■ RAW DATA:

#####

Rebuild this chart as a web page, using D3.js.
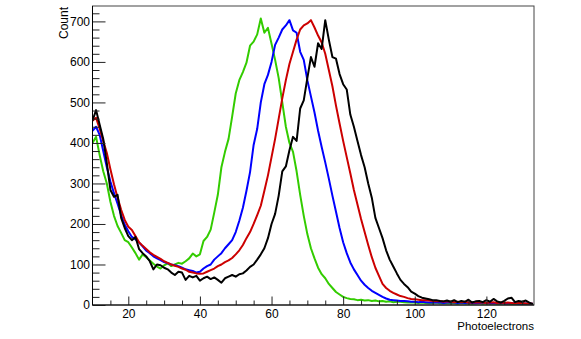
<!DOCTYPE html>
<meta charset="utf-8">
<style>
  body { margin: 0; background: #fff; }
  text { font-family: "Liberation Sans", Arial, sans-serif; fill: #000; }
</style>
<script src="https://cdn.jsdelivr.net/npm/d3@7"></script>
<div id="chart"></div>
<script>

// bins: one per photoelectron, starting at 10
var xStart = 10;
var xTicks = [20, 40, 60, 80, 100, 120];
var yTicks = [0, 100, 200, 300, 400, 500, 600, 700];

var green = [400, 415, 370, 330, 300, 255, 220, 195, 178, 160, 155, 142, 128, 112, 125, 118, 110, 102, 95, 90,
  98, 103, 96, 100, 104, 102, 108, 115, 127, 120, 125, 158, 168, 186, 228, 272, 340, 378, 410, 465,
  522, 555, 575, 598, 640, 650, 668, 707, 672, 684, 645, 605, 560, 500, 440, 400, 378, 330, 272, 220,
  175, 140, 115, 92, 76, 66, 52, 42, 32, 26, 20, 17, 15, 14, 12, 13, 11, 12, 10, 11,
  9, 10, 8, 9, 7, 8, 8, 7, 6, 7, 6, 5, 6, 5, 4, 5, 6, 4, 5, 4,
  5, 4, 3, 5, 4, 4, 3, 4, 5, 3, 4, 3, 4, 3, 3, 4, 3, 2, 3, 3, 2, 3, 2, 2];

var blue = [430, 440, 420, 380, 340, 305, 276, 250, 222, 198, 182, 168, 162, 154, 145, 134, 128, 120, 115, 111,
  106, 103, 100, 98, 96, 92, 88, 86, 84, 80, 82, 90, 96, 100, 112, 120, 128, 140, 150, 160,
  180, 208, 240, 282, 328, 395, 435, 500, 545, 568, 600, 642, 660, 680, 690, 703, 678, 672, 625, 605,
  555, 515, 475, 430, 390, 352, 312, 270, 230, 190, 155, 128, 105, 88, 74, 60, 50, 42, 35, 30,
  25, 20, 16, 13, 12, 11, 10, 10, 9, 8, 8, 7, 8, 7, 6, 7, 6, 7, 5, 6,
  7, 6, 5, 6, 5, 6, 5, 4, 5, 6, 5, 4, 5, 4, 5, 4, 4, 5, 4, 3, 4, 4, 3, 3];

var red = [455, 462, 435, 405, 375, 335, 298, 265, 235, 210, 193, 185, 170, 155, 146, 138, 130, 124, 119, 114,
  108, 104, 100, 97, 94, 90, 87, 82, 80, 78, 77, 78, 82, 86, 90, 96, 100, 106, 110, 116,
  125, 135, 148, 165, 180, 200, 222, 245, 282, 320, 365, 410, 460, 510, 555, 595, 625, 655, 680, 690,
  695, 703, 685, 665, 648, 620, 580, 540, 492, 448, 405, 365, 325, 284, 248, 212, 180, 148, 118, 92,
  72, 52, 42, 35, 30, 26, 22, 20, 17, 15, 14, 13, 12, 12, 11, 10, 9, 10, 8, 9,
  8, 7, 8, 7, 8, 6, 7, 6, 7, 6, 5, 6, 7, 5, 6, 5, 6, 5, 4, 5, 5, 4, 4, 3];

var black = [455, 481, 445, 410, 350, 284, 267, 272, 215, 190, 170, 160, 168, 138, 128, 120, 108, 88, 100, 98,
  92, 88, 80, 74, 82, 80, 62, 72, 68, 72, 60, 66, 70, 64, 68, 62, 55, 66, 70, 74,
  70, 76, 78, 85, 94, 100, 112, 125, 140, 165, 200, 225, 270, 330, 342, 382, 415, 405, 485, 505,
  560, 612, 588, 646, 632, 703, 655, 612, 608, 570, 545, 532, 470, 440, 405, 370, 340, 300, 265, 215,
  190, 165, 135, 112, 95, 78, 62, 52, 44, 33, 28, 22, 18, 16, 14, 12, 12, 10, 9, 11,
  8, 12, 7, 10, 8, 13, 6, 9, 10, 7, 12, 8, 15, 9, 6, 10, 16, 18, 7, 10, 8, 11, 6, 2];

var series = [
  { name: "green", values: green, color: "#33cc00" },
  { name: "blue", values: blue, color: "#0000ff" },
  { name: "red", values: red, color: "#cc0000" },
  { name: "black", values: black, color: "#000000" }
];

var W = 581, H = 339;
var frame = { left: 92.5, right: 534, top: 6, bottom: 305 };

var svg = d3.select("#chart").append("svg")
  .attr("width", W)
  .attr("height", H);

var x = d3.scaleLinear().domain([10, 133.3]).range([frame.left, frame.right]);
var y = d3.scaleLinear().domain([0, 738]).range([frame.bottom, frame.top]);

svg.append("clipPath").attr("id", "clip")
  .append("rect")
  .attr("x", frame.left).attr("y", frame.top)
  .attr("width", frame.right - frame.left)
  .attr("height", frame.bottom - frame.top);

// histograms
var line = d3.line()
  .x(function(d, i) { return x(xStart + i); })
  .y(function(d) { return y(d); });

svg.append("g").attr("clip-path", "url(#clip)")
  .selectAll("path")
  .data(series)
  .enter()
  .append("path")
    .attr("d", function(d) { return line(d.values); })
    .style("fill", "none")
    .style("stroke", function(d) { return d.color; })
    .style("stroke-width", 2)
    .style("stroke-linejoin", "round");

// x axis, ticks pointing up into the frame
var xMinor = d3.range(15, 134, 5).filter(function(v) { return v % 20 != 0; });
svg.append("g")
  .attr("transform", "translate(0," + frame.bottom + ")")
  .call(d3.axisBottom(x).tickValues(xMinor).tickSize(-4.5).tickFormat(""))
  .call(function(g) { g.select(".domain").remove(); });
svg.append("g")
  .attr("transform", "translate(0," + frame.bottom + ")")
  .call(d3.axisBottom(x).tickValues(xTicks).tickSize(-8.5).tickPadding(4.5).tickFormat(d3.format("d")))
  .call(function(g) { g.select(".domain").remove(); })
  .selectAll("text").style("font-size", "12px").attr("fill", "#000");

// y axis, ticks pointing right into the frame
var yMinor = d3.range(20, 738, 20).filter(function(v) { return v % 100 != 0; });
svg.append("g")
  .attr("transform", "translate(" + frame.left + ",0)")
  .call(d3.axisLeft(y).tickValues(yMinor).tickSize(-7).tickFormat(""))
  .call(function(g) { g.select(".domain").remove(); });
svg.append("g")
  .attr("transform", "translate(" + frame.left + ",0)")
  .call(d3.axisLeft(y).tickValues(yTicks).tickSize(-13).tickPadding(2.5).tickFormat(d3.format("d")))
  .call(function(g) { g.select(".domain").remove(); })
  .selectAll("text").style("font-size", "12px").attr("fill", "#000");

svg.selectAll(".tick line").style("stroke", "#222");

// frame
svg.append("rect")
  .attr("x", frame.left).attr("y", frame.top)
  .attr("width", frame.right - frame.left)
  .attr("height", frame.bottom - frame.top)
  .style("fill", "none")
  .style("stroke", "#444")
  .style("stroke-width", 1);
svg.append("line")
  .attr("x1", frame.left).attr("x2", frame.left)
  .attr("y1", frame.top).attr("y2", frame.bottom)
  .style("stroke", "#000");
svg.append("line")
  .attr("x1", frame.left).attr("x2", frame.right)
  .attr("y1", frame.bottom).attr("y2", frame.bottom)
  .style("stroke", "#000");

// axis titles
svg.append("text")
  .attr("transform", "translate(68," + (frame.top + 1) + ") rotate(-90)")
  .style("text-anchor", "end")
  .style("font-size", "12px")
  .text("Count");

svg.append("text")
  .attr("x", frame.right)
  .attr("y", 330)
  .style("text-anchor", "end")
  .style("font-size", "11.5px")
  .text("Photoelectrons");

</script>
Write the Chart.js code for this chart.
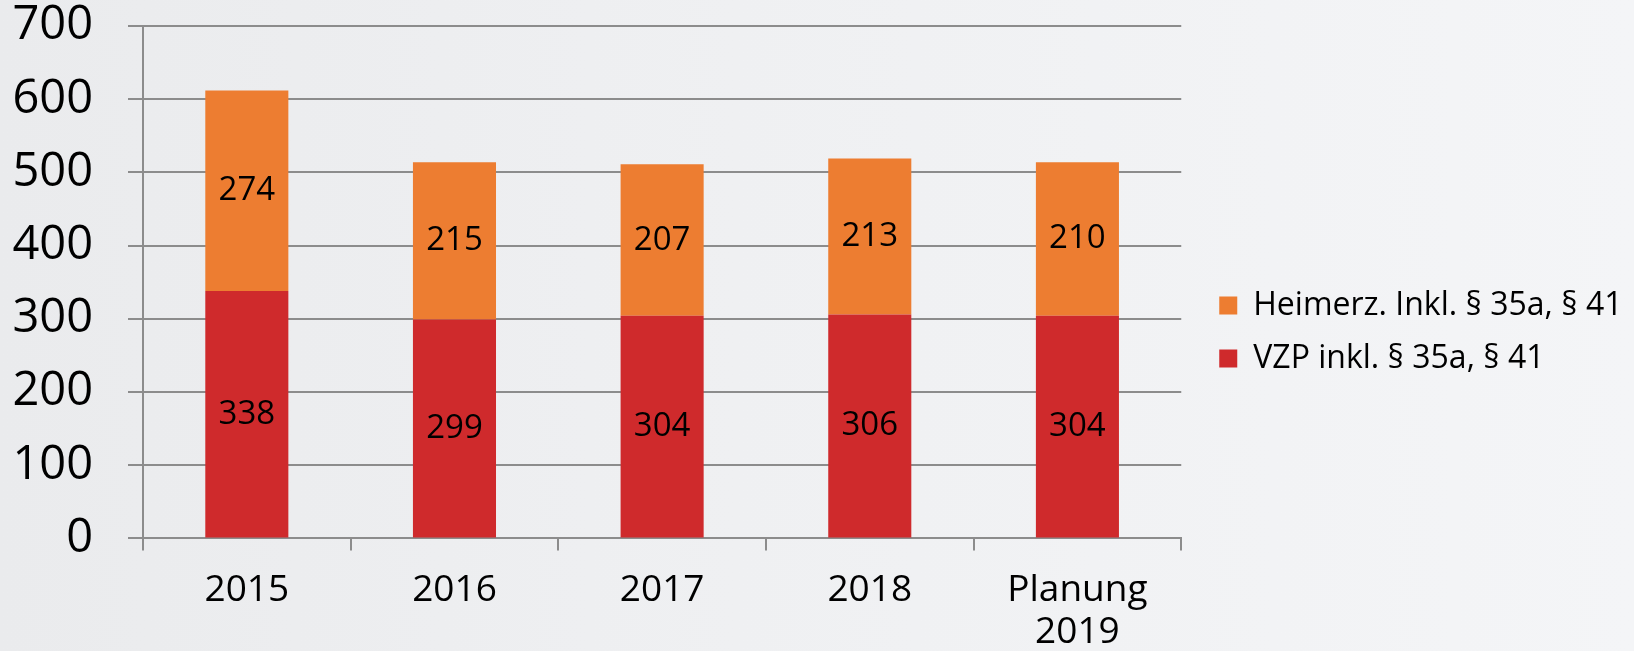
<!DOCTYPE html>
<html>
<head>
<meta charset="utf-8">
<script src="https://cdn.jsdelivr.net/npm/chart.js@4"></script>
<style>
  html, body { margin: 0; padding: 0; }
  body {
    width: 1634px; height: 651px; overflow: hidden;
    background: linear-gradient(90deg, #eaebed 0%, #eff0f2 45%, #f4f5f7 100%);
  }
  canvas { display: block; }
</style>
</head>
<body>
<canvas id="chart" width="1634" height="651"></canvas>
<script>
const years = ['2015', '2016', '2017', '2018', ['Planung', '2019']];
const vzp = [338, 299, 304, 306, 304];
const heimerz = [274, 215, 207, 213, 210];

const gridColor = '#8c8c8c';

// draws the value in the middle of each bar segment
const segmentLabels = {
    id: 'segmentLabels',
    afterDatasetsDraw(chart) {
        const ctx = chart.ctx;
        ctx.save();
        ctx.font = '33px "Open Sans"';
        ctx.fillStyle = '#000';
        ctx.textAlign = 'center';
        ctx.textBaseline = 'middle';
        chart.data.datasets.forEach((ds, i) => {
            chart.getDatasetMeta(i).data.forEach((bar, j) => {
                const p = bar.getProps(['x', 'y', 'base'], true);
                ctx.fillText(ds.data[j], p.x, (p.y + p.base) / 2);
            });
        });
        ctx.restore();
    }
};

// moves the legend a bit away from the plot, and keeps its text from being clipped
const legendGap = {
    id: 'legendGap',
    afterLayout(chart) {
        const lg = chart.legend;
        lg.left += 17;
        lg.right = chart.width + 200;
        lg.width = lg.right - lg.left;
        lg.top -= 4;
        lg.bottom -= 4;
    }
};

const ctx = document.getElementById('chart');

new Chart(ctx, {
    type: 'bar',
    data: {
        labels: years,
        datasets: [{
            label: 'VZP inkl. § 35a, § 41',
            data: vzp,
            backgroundColor: '#cf2a2c',
            barPercentage: 0.4,
            categoryPercentage: 1
        }, {
            label: 'Heimerz. Inkl. § 35a, § 41',
            data: heimerz,
            backgroundColor: '#ed7d31',
            barPercentage: 0.4,
            categoryPercentage: 1
        }]
    },
    options: {
        responsive: false,
        animation: false,
        devicePixelRatio: 1,
        layout: { padding: { left: 0, top: 0, right: 59, bottom: -21 } },
        plugins: {
            tooltip: { enabled: false },
            legend: {
                position: 'right',
                reverse: true,
                labels: {
                    font: { family: 'Open Sans', size: 32 },
                    color: '#000',
                    boxWidth: 18,
                    boxHeight: 18,
                    padding: 21
                }
            }
        },
        scales: {
            x: {
                stacked: true,
                grid: {
                    drawOnChartArea: false,
                    color: gridColor,
                    lineWidth: 2,
                    tickLength: 12
                },
                border: { color: gridColor, width: 2 },
                ticks: {
                    color: '#000',
                    padding: 19,
                    font: { family: 'Open Sans', size: 37, lineHeight: 1.13 }
                }
            },
            y: {
                stacked: true,
                min: 0,
                max: 700,
                afterFit(axis) {
                    axis.width = 143;
                    axis.paddingTop = 26;
                },
                grid: {
                    color: gridColor,
                    lineWidth: 2,
                    tickLength: 15
                },
                border: { color: gridColor, width: 2 },
                ticks: {
                    stepSize: 100,
                    color: '#000',
                    padding: 35,
                    font: { family: 'Open Sans', size: 47 }
                }
            }
        }
    },
    plugins: [segmentLabels, legendGap]
});
</script>
</body>
</html>
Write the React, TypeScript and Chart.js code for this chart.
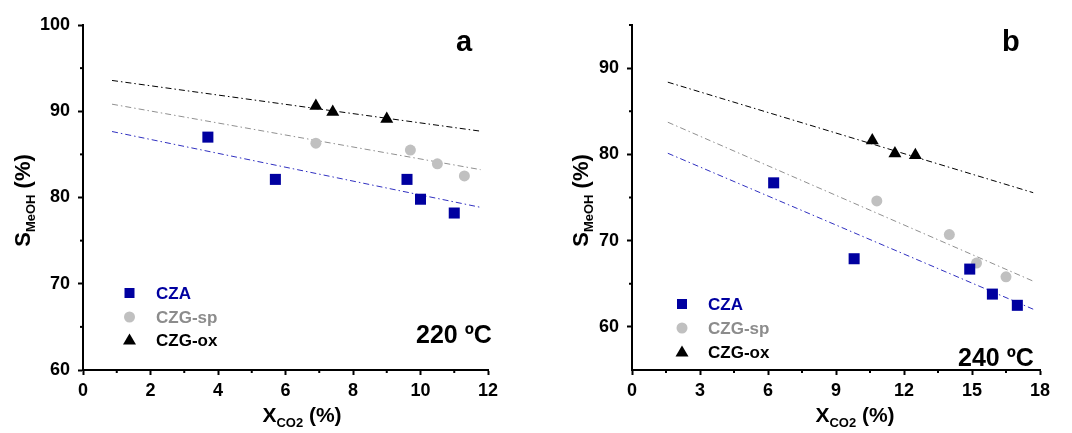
import React, { useEffect, useRef } from 'react';
import { Chart, registerables } from 'chart.js';
Chart.register(...registerables);

const FONT = '"Liberation Sans", Arial, sans-serif';
const BLUE = '#0000a0';
const GRAY = '#c0c0c0';
const GRAY_TEXT = '#8c8c8c';
const BLACK = '#000000';

// ---------- Panel a (220 ºC) ----------
const czaA_x = [3.7, 5.7, 9.6, 10.0, 11.0];
const czaA_y = [87.0, 82.1, 82.1, 79.8, 78.2];
const spA_x = [6.9, 9.7, 10.5, 11.3];
const spA_y = [86.3, 85.5, 83.9, 82.5];
const oxA_x = [6.9, 7.4, 9.0];
const oxA_y = [90.6, 89.9, 89.1];
const fitA_x = [0.86, 11.78];
const czaFitA_y = [87.65, 78.86];
const spFitA_y = [90.82, 83.23];
const oxFitA_y = [93.57, 87.69];
const xTicksA = [0, 2, 4, 6, 8, 10, 12];
const xMinorA = [1, 3, 5, 7, 9, 11];
const yTicksA = [60, 70, 80, 90, 100];
const yMinorA = [65, 75, 85, 95];

// ---------- Panel b (240 ºC) ----------
const czaB_x = [6.25, 9.8, 14.9, 15.9, 17.0];
const czaB_y = [76.7, 67.9, 66.7, 63.8, 62.5];
const spB_x = [10.8, 14.0, 15.2, 16.5];
const spB_y = [74.6, 70.7, 67.4, 65.8];
const oxB_x = [10.6, 11.6, 12.5];
const oxB_y = [81.6, 80.1, 79.9];
const fitB_x = [1.58, 17.7];
const czaFitB_y = [80.13, 62.05];
const spFitB_y = [83.73, 65.3];
const oxFitB_y = [88.37, 75.56];
const xTicksB = [0, 3, 6, 9, 12, 15, 18];
const xMinorB = [1.5, 4.5, 7.5, 10.5, 13.5, 16.5];
const yTicksB = [60, 70, 80, 90];
const yMinorB = [55, 65, 75, 85, 95];

const legendLabels = ['CZA', 'CZG-sp', 'CZG-ox'];

const pts = (xs: number[], ys: number[]) => xs.map((x, i) => ({ x, y: ys[i] }));

type PanelCfg = {
  id: string;
  left: number;
  yAxisWidth: number;
  padRight: number;
  xMin: number; xMax: number; yMin: number; yMax: number;
  xTicks: number[]; xMinor: number[]; yTicks: number[]; yMinor: number[];
  cza: [number[], number[]]; sp: [number[], number[]]; ox: [number[], number[]];
  fitX: number[]; czaFit: number[]; spFit: number[]; oxFit: number[];
  letter: string; letterX: number; letterY: number;
  temp: string; tempX: number; tempY: number;
  legX: number; legTextX: number; legY: number[];
  yTitleX: number; xTitleCX: number;
};

const panels: PanelCfg[] = [
  {
    id: 'a', left: 0, yAxisWidth: 83, padRight: 48,
    xMin: 0, xMax: 12, yMin: 60, yMax: 100,
    xTicks: xTicksA, xMinor: xMinorA, yTicks: yTicksA, yMinor: yMinorA,
    cza: [czaA_x, czaA_y], sp: [spA_x, spA_y], ox: [oxA_x, oxA_y],
    fitX: fitA_x, czaFit: czaFitA_y, spFit: spFitA_y, oxFit: oxFitA_y,
    letter: 'a', letterX: 456, letterY: 51,
    temp: '220 ºC', tempX: 416, tempY: 343,
    legX: 129.5, legTextX: 156, legY: [293, 317, 340],
    yTitleX: 22, xTitleCX: 302,
  },
  {
    id: 'b', left: 536, yAxisWidth: 96, padRight: 32,
    xMin: 0, xMax: 18, yMin: 55, yMax: 95,
    xTicks: xTicksB, xMinor: xMinorB, yTicks: yTicksB, yMinor: yMinorB,
    cza: [czaB_x, czaB_y], sp: [spB_x, spB_y], ox: [oxB_x, oxB_y],
    fitX: fitB_x, czaFit: czaFitB_y, spFit: spFitB_y, oxFit: oxFitB_y,
    letter: 'b', letterX: 466, letterY: 51,
    temp: '240 ºC', tempX: 422, tempY: 366,
    legX: 146, legTextX: 172, legY: [304, 328, 352],
    yTitleX: 44, xTitleCX: 319,
  },
];

function drawMarker(ctx: CanvasRenderingContext2D, kind: string, x: number, y: number) {
  ctx.beginPath();
  if (kind === 'rect') {
    ctx.fillStyle = BLUE;
    ctx.rect(x - 5, y - 5, 10, 10);
  } else if (kind === 'circle') {
    ctx.fillStyle = GRAY;
    ctx.arc(x, y, 5.5, 0, Math.PI * 2);
  } else {
    ctx.fillStyle = BLACK;
    ctx.moveTo(x, y - 6.5);
    ctx.lineTo(x + 6.5, y + 4.5);
    ctx.lineTo(x - 6.5, y + 4.5);
    ctx.closePath();
  }
  ctx.fill();
}

function makeOverlay(p: PanelCfg) {
  return {
    id: 'overlay_' + p.id,
    afterDraw(chart: any) {
      const ctx: CanvasRenderingContext2D = chart.ctx;
      const { left, top, bottom } = chart.chartArea;
      const xs = chart.scales.x;
      const ys = chart.scales.y;
      ctx.save();
      // minor ticks
      ctx.strokeStyle = BLACK;
      ctx.lineWidth = 2;
      p.xMinor.forEach((v) => {
        const px = xs.getPixelForValue(v);
        ctx.beginPath();
        ctx.moveTo(px, bottom);
        ctx.lineTo(px, bottom + 3);
        ctx.stroke();
      });
      p.yMinor.forEach((v) => {
        const py = ys.getPixelForValue(v);
        if (py > bottom - 1) return;
        ctx.beginPath();
        ctx.moveTo(left, py);
        ctx.lineTo(left - 3, py);
        ctx.stroke();
      });

      ctx.fillStyle = BLACK;
      ctx.textBaseline = 'alphabetic';

      // y title: S_MeOH (%)
      const bigY = `bold 22px ${FONT}`;
      const smallY = `bold 13px ${FONT}`;
      ctx.font = bigY;
      const wS = ctx.measureText('S').width;
      const wPY = ctx.measureText(' (%)').width;
      ctx.font = smallY;
      const wSub = ctx.measureText('MeOH').width;
      const totalY = wS + wSub + wPY;
      const cy = (top + bottom) / 2 + 3;
      ctx.save();
      ctx.translate(p.yTitleX + 8, cy);
      ctx.rotate(-Math.PI / 2);
      let cx = -totalY / 2;
      ctx.font = bigY;
      ctx.fillText('S', cx, 0);
      cx += wS;
      ctx.font = smallY;
      ctx.fillText('MeOH', cx, 5);
      cx += wSub;
      ctx.font = bigY;
      ctx.fillText(' (%)', cx, 0);
      ctx.restore();

      // x title: X_CO2 (%)
      const bigX = `bold 21px ${FONT}`;
      const smallX = `bold 13px ${FONT}`;
      ctx.font = bigX;
      const wX = ctx.measureText('X').width;
      const wPX = ctx.measureText(' (%)').width;
      ctx.font = smallX;
      const wCO = ctx.measureText('CO2').width;
      const totalX = wX + wCO + wPX;
      let tx = p.xTitleCX - totalX / 2;
      const by = 422;
      ctx.font = bigX;
      ctx.fillText('X', tx, by);
      tx += wX;
      ctx.font = smallX;
      ctx.fillText('CO2', tx, by + 5);
      tx += wCO;
      ctx.font = bigX;
      ctx.fillText(' (%)', tx, by);

      // panel letter
      ctx.font = `bold 29px ${FONT}`;
      ctx.fillText(p.letter, p.letterX, p.letterY);

      // temperature
      ctx.font = `bold 25px ${FONT}`;
      ctx.fillText(p.temp, p.tempX, p.tempY);

      // legend
      const kinds = ['rect', 'circle', 'tri'];
      const colors = [BLUE, GRAY_TEXT, BLACK];
      ctx.font = `bold 17px ${FONT}`;
      ctx.textBaseline = 'middle';
      legendLabels.forEach((lab, i) => {
        drawMarker(ctx, kinds[i], p.legX, p.legY[i]);
        ctx.fillStyle = colors[i];
        ctx.fillText(lab, p.legTextX, p.legY[i] + 1);
      });
      ctx.restore();
    },
  };
}

function Panel({ p }: { p: PanelCfg }) {
  const ref = useRef<HTMLCanvasElement>(null);
  useEffect(() => {
    if (!ref.current) return;
    const fitStyle = (color: string) => ({
      showLine: true,
      pointRadius: 0,
      borderColor: color,
      borderWidth: 1,
      borderDash: [6, 3, 1.5, 3],
      fill: false,
    });
    const chart = new Chart(ref.current, {
      type: 'scatter',
      data: {
        datasets: [
          {
            label: 'CZA',
            data: pts(p.cza[0], p.cza[1]),
            pointStyle: 'rect',
            pointRadius: 7.8,
            backgroundColor: BLUE,
            borderColor: BLUE,
            borderWidth: 0,
          },
          {
            label: 'CZG-sp',
            data: pts(p.sp[0], p.sp[1]),
            pointStyle: 'circle',
            pointRadius: 5.5,
            backgroundColor: GRAY,
            borderColor: GRAY,
            borderWidth: 0,
          },
          {
            label: 'CZG-ox',
            data: pts(p.ox[0], p.ox[1]),
            pointStyle: 'triangle',
            pointRadius: 7.5,
            backgroundColor: BLACK,
            borderColor: BLACK,
            borderWidth: 0,
          },
          { label: 'fitCZA', data: pts(p.fitX, p.czaFit), ...fitStyle('#3030c0') } as any,
          { label: 'fitSP', data: pts(p.fitX, p.spFit), ...fitStyle('#909090') } as any,
          { label: 'fitOX', data: pts(p.fitX, p.oxFit), ...fitStyle('#000000') } as any,
        ],
      },
      options: {
        responsive: false,
        animation: false,
        events: [],
        layout: { padding: { left: 0, top: 25, right: p.padRight, bottom: 0 } },
        plugins: { legend: { display: false }, tooltip: { enabled: false }, title: { display: false } },
        scales: {
          x: {
            type: 'linear',
            min: p.xMin,
            max: p.xMax,
            afterBuildTicks: (s: any) => { s.ticks = p.xTicks.map((v) => ({ value: v })); },
            afterFit: (s: any) => { s.height = 63; },
            ticks: {
              color: BLACK,
              font: { family: FONT, size: 18, weight: 'bold' },
              padding: 5,
              maxRotation: 0,
              autoSkip: false,
            },
            grid: { drawOnChartArea: false, drawTicks: true, tickLength: 5, tickWidth: 2, tickColor: BLACK },
            border: { display: true, width: 2, color: BLACK },
          },
          y: {
            type: 'linear',
            min: p.yMin,
            max: p.yMax,
            afterBuildTicks: (s: any) => { s.ticks = p.yTicks.map((v) => ({ value: v })); },
            afterFit: (s: any) => { s.width = p.yAxisWidth; },
            ticks: {
              color: BLACK,
              font: { family: FONT, size: 18, weight: 'bold' },
              padding: 8,
              autoSkip: false,
            },
            grid: { drawOnChartArea: false, drawTicks: true, tickLength: 5, tickWidth: 2, tickColor: BLACK },
            border: { display: true, width: 2, color: BLACK },
          },
        },
      } as any,
      plugins: [makeOverlay(p)],
    });
    return () => chart.destroy();
  }, [p]);
  return (
    <div style={{ position: 'absolute', left: p.left, top: 0, width: 536, height: 433 }}>
      <canvas ref={ref} width={536} height={433} style={{ display: 'block' }} />
    </div>
  );
}

export default function App() {
  return (
    <div style={{ position: 'fixed', left: 0, top: 0, width: 1072, height: 433, background: '#fff', overflow: 'hidden' }}>
      {panels.map((p) => (
        <Panel key={p.id} p={p} />
      ))}
    </div>
  );
}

#####

■ WHAT IS NEEDED:
Your task is to pick out every line with the string "Write" and copy it.

■ PROBLEM SOLUTION:
Write the Chart.js code for this chart.
Write the React, TypeScript and Chart.js code for this chart.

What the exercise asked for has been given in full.